Is this pretty normal ?

But besides all this miserable stuff ...hello everyone 

  • You are welcome.  Yes well worth sourcing out a local group. Where I live we have a place called SNAC which is a charity set up by the local parents who have children and young adults with Autism, ADHD, epilepsy etc. I'm going to see if I can do some voluntary work there. Its a place where the kids can chill out and the parents get a break for a couple of hours. We all need a break x

  • Thankyou again , yeah I think I need to find some groups, I recently did the early bird plus course and that helped. He has gone to school today so hopefully he will come out happy. Best wishes to you too x

  • I think we all have good and bad days.
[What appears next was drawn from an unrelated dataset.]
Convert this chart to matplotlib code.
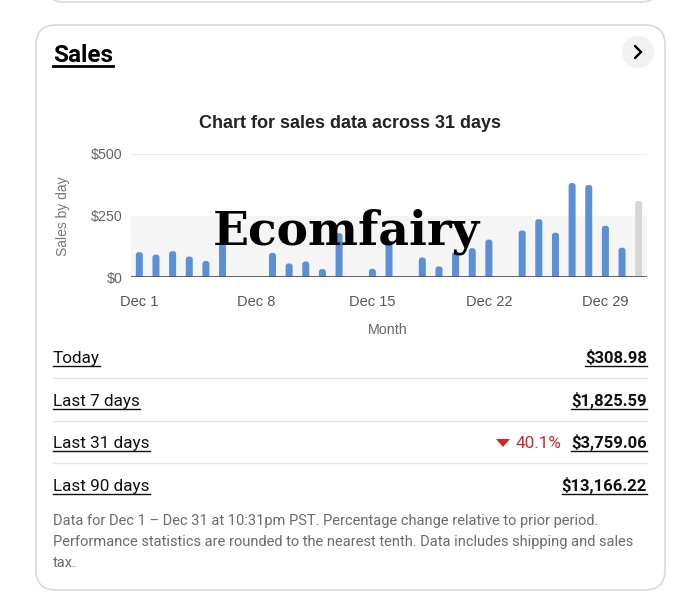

You should not blame yourself for having a bad day though.  I think the forum will prove to be usefull for you to vent your frustrations and also your good days.  A good idea is to join a local support group where you can chat to other parents and carers to share your stories and experiences.  I'm glad you are having a better day. Keep your chin up ok. Hope Luke is feeling ok today. My very best wishes to you both Smile

  • Thankyou for the replies , its good to look on forums like this as it really does feel like you are the only one going through this. I was having a bad day yesterday , It was my fault really , Luke should have gone on a school trip but the weather was horrid so I let him stay at home.....mistake...messed with his routine so he pretty much took it out on me . I can laugh now as Its just so normal really , he told me I d destroyed his life because I couldnt get something to work on his laptop..lol hes only 5. and the amount of times he tells me he hates me. but I know he doesnt mean it , its just so black and white for him sometimes. I love him with all my heart and wouldnt change him for the world Smile

  • sorry to hear you are finding things tough at the moment. It certainly helps talking to someone.

  • Hi and welcome.  Dont worry I am sure a lot of others feel just the same as you - I know I do, and I feel so mean when I have those thoughts and feelings - however its normal and natural, after all we have a lot of extra stuff to cope with and its a tough job being a parent to any child! Let alone one with special needs - however much we love them.

    I have two other children too and its hard to ensure they all get enough attention isnt it!

    Not sure if I have said anything especially helpful but I find that just knowing others understand and feel like you do can be of comfort.

    Take care, hope the good days outweigh the rubbish ones!